"Sharing economy" is a popular but inaccurate way to describe services like Uber and Airbnb. The chart below suggests what will replace it.
Not everyone is a fan of the “sharing economy” – the expression that is. While many in the tech industry and the media still use it to refer to platforms like Uber and Airbnb, which connect buyers and sellers of services, the phrase’s days may be numbered.
Critics include Steven Greenhouse, a former labor reporter for the New York Times, who recently told a journalism audience at Columbia University that the exchange of work for wages has nothing to do with sharing. And venture capitalist Fred Wilson, in a blog post recapping 2014, remarked how “the ‘sharing economy’ was outed as the ‘rental economy.’ nobody is sharing anything. people are making money, plain and simple.”
Nonetheless, “sharing economy” remains popular. We ran a Factiva search to see how often it appeared in the print edition of three major newspapers, and how it fared next to rival phrases. Here are the results, based on searches of the same six-month period (Jan 1 to June 30) in consecutive years:
As you can see above, “sharing economy” became a common coinage in 2014. The term, though, has been around since at least 2007 when law professor Lawrence Lessig used the term in a New York Times story about the Internet’s effect on work. Several years later, “sharing economy” became more mainstream after the 2010 publication of a book about online communities, titled “What’s Mine is Yours: The Rise of Collaborative Consumption.”
Today, objections to “sharing economy” appear to be mounting because the term is inaccurate (as Wilson pointed out, no one is sharing anything), and also because companies like Uber and Airbnb regularly employ it as PR tactic in their ongoing fights with regulators. The companies’ hope, it seems, is for the word “sharing” to impart a gloss of altruism on what are otherwise business demands.
But sheen of “sharing economy” is wearing off. More reporters are choosing to avoid it, while the Wall Street Journal, in a recent analysis of Uber-style jobs on the overall labor market, employed the term “gig economy” instead.
As for what will replace “sharing economy,” the chart above suggests “gig economy” is one of the leading candidates. The drawback is that it account for companies like Airbnb, which involve rentals rather than wage arrangements.
Other phrases, like Wilson’s “rental economy” or the “1099 economy” (which refers to the relevant tax forms), have yet to get traction in the mainstream media. As such, the long term winner could be “on-demand economy,” which is not only neutral, but encompasses all the companies now under the “sharing” umbrella.
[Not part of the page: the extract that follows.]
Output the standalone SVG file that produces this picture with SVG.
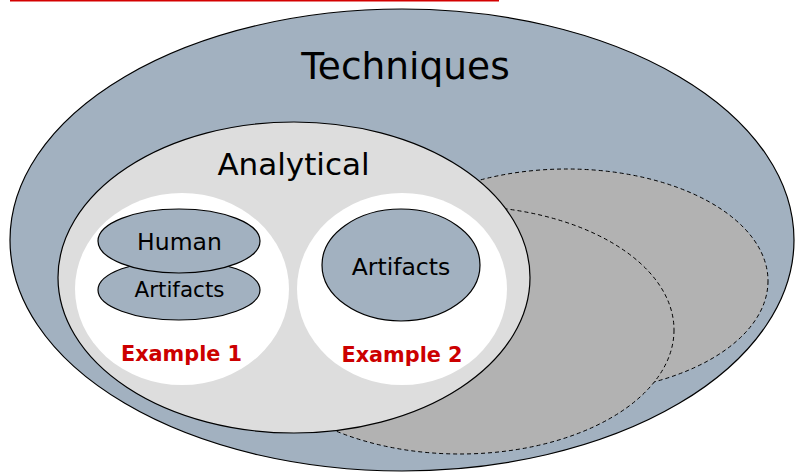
<svg xmlns="http://www.w3.org/2000/svg" width="795" height="472" viewBox="0 0 795 472">
<style>
.blue{fill:#a2b1c0;stroke:#000;stroke-width:1.2}
.dash{fill:#b2b2b2;stroke:#000;stroke-width:1;stroke-dasharray:4 3}
.ana{fill:#dddddd;stroke:#000;stroke-width:1.2}
.white{fill:#fff;stroke:none}
.t{font-family:"DejaVu Sans","Verdana",sans-serif;fill:#000;text-anchor:middle}
.ex{font-family:"DejaVu Sans","Verdana",sans-serif;font-weight:bold;fill:#cc0000;text-anchor:middle;font-size:20.8px}
</style>
<rect width="795" height="472" fill="#fff"/>
<line x1="10" y1="0.5" x2="499" y2="0.5" stroke="#d40000" stroke-width="2"/>
<g id="techniques">
<ellipse class="blue" cx="402" cy="240" rx="392" ry="231"/>
<text class="t" x="405.5" y="79" font-size="37.5">Techniques</text>
</g>
<g id="other1">
<ellipse class="dash" cx="567" cy="281" rx="201" ry="112"/>
</g>
<g id="other2">
<ellipse class="dash" cx="460" cy="330" rx="214" ry="124"/>
</g>
<g id="analytical">
<ellipse class="ana" cx="294" cy="277.5" rx="236" ry="155.5"/>
<text class="t" x="293.5" y="175" font-size="31">Analytical</text>
</g>
<g id="example1">
<ellipse class="white" cx="182" cy="289" rx="107" ry="96"/>
<ellipse class="blue" cx="179" cy="290" rx="81" ry="30"/>
<ellipse class="blue" cx="179" cy="241" rx="81" ry="32"/>
<text class="t" x="179.5" y="250" font-size="23.5">Human</text>
<text class="t" x="179.5" y="297" font-size="21.5">Artifacts</text>
<text class="ex" x="181.5" y="361">Example 1</text>
</g>
<g id="example2">
<ellipse class="white" cx="402" cy="289" rx="105" ry="96"/>
<ellipse class="blue" cx="401" cy="265" rx="79" ry="56"/>
<text class="t" x="401" y="275" font-size="23.5">Artifacts</text>
<text class="ex" x="402" y="362">Example 2</text>
</g>
<g id="connectors"></g>
</svg>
One place where the phrases will be put to the test is the 2016 presidential primaries, where candidates like Hillary Clinton and Jeb Bush are already staking out positions on the labor and regulatory issues tied to the gig-demand-rental economy. Let’s hope they select a sensible term for any debates. In politics, as in economics or journalism, it’s easier to understand the issue when words say what they mean.